Well, I sort of have a different view of this. While I love my mother, there tends to be more I resent about her than applaud.

It all relates back to a pretty rocky period in my and her life but I think it really goes further back to my childhood. In a past psychology class we learned about attachment styles; how there are secure and insecure attachments and these can manifest in later relationships. It is safe to say that given my child of divorce status I happen to have an insecure avoidant attachment style meaning I lack trust and have a hard time maintaining relationships.

If you knew me, this would make a lot of sense. While an attachment style can change through other experiences, my insecurity is made only worse by my horrible record with romantic relationships and stunted comfort with intimacy. It is not all from my mom but there are elements of her and our relationship that have affected me. While I don’t hate her for it, it is still taking time for me to reconcile with these aspects of myself as well as her.

So, in line with what everyone else is saying about their mother, there are a few things that I can attribute at least in part to her, positive and negative…

+My love of movies and music
-My poor ability to know when a relationship just will never work out
+My resiliency
-/+My sensitivity
-My fear of vulnerability+My big sister

My mom is strong. She has been through a lot and has been hurt many times by people she loves. She is not perfect by any means and that is perfectly ok. I think I have a hard time getting along with and understanding my mom because I have such high expectations for myself; because I see so much of her in myself, I am afraid that I will go through the same things she has and that I am not strong enough.

I don’t want to struggle or feel so badly bruised to the point of depression. This, however, is not her fault. I have the task of dealing with this and I cannot blame her for her experiences. I can learn as she has to keep going and pushing forward.
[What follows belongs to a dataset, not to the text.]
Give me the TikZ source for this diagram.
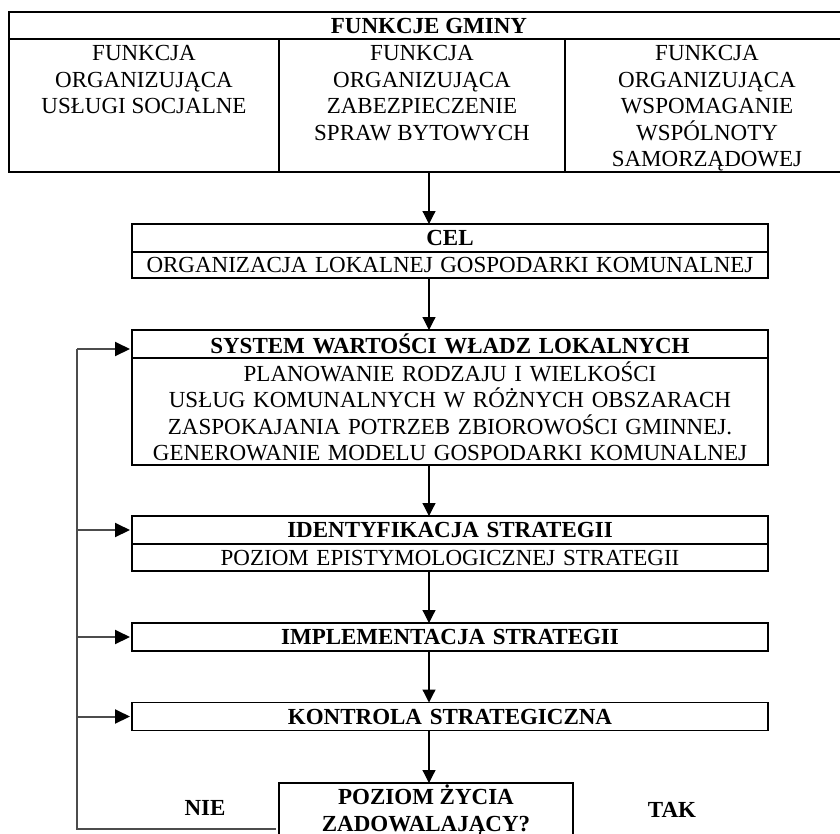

Ultimately, my mother is a survivor, as am I. I can relate to her on this level and hopefully draw strength and knowledge from her experiences while doing so with my own experiences.

The thing that is so great about mothers is that no one is the same. There is no perfect mom and everyone has their own struggles. A positive attribute most good mothers have in common is the immense ability to care for another being when that means putting yourself in a vulnerable position.

I know for a fact that my mother has this. She cares. Now I just have to be strong enough to care back.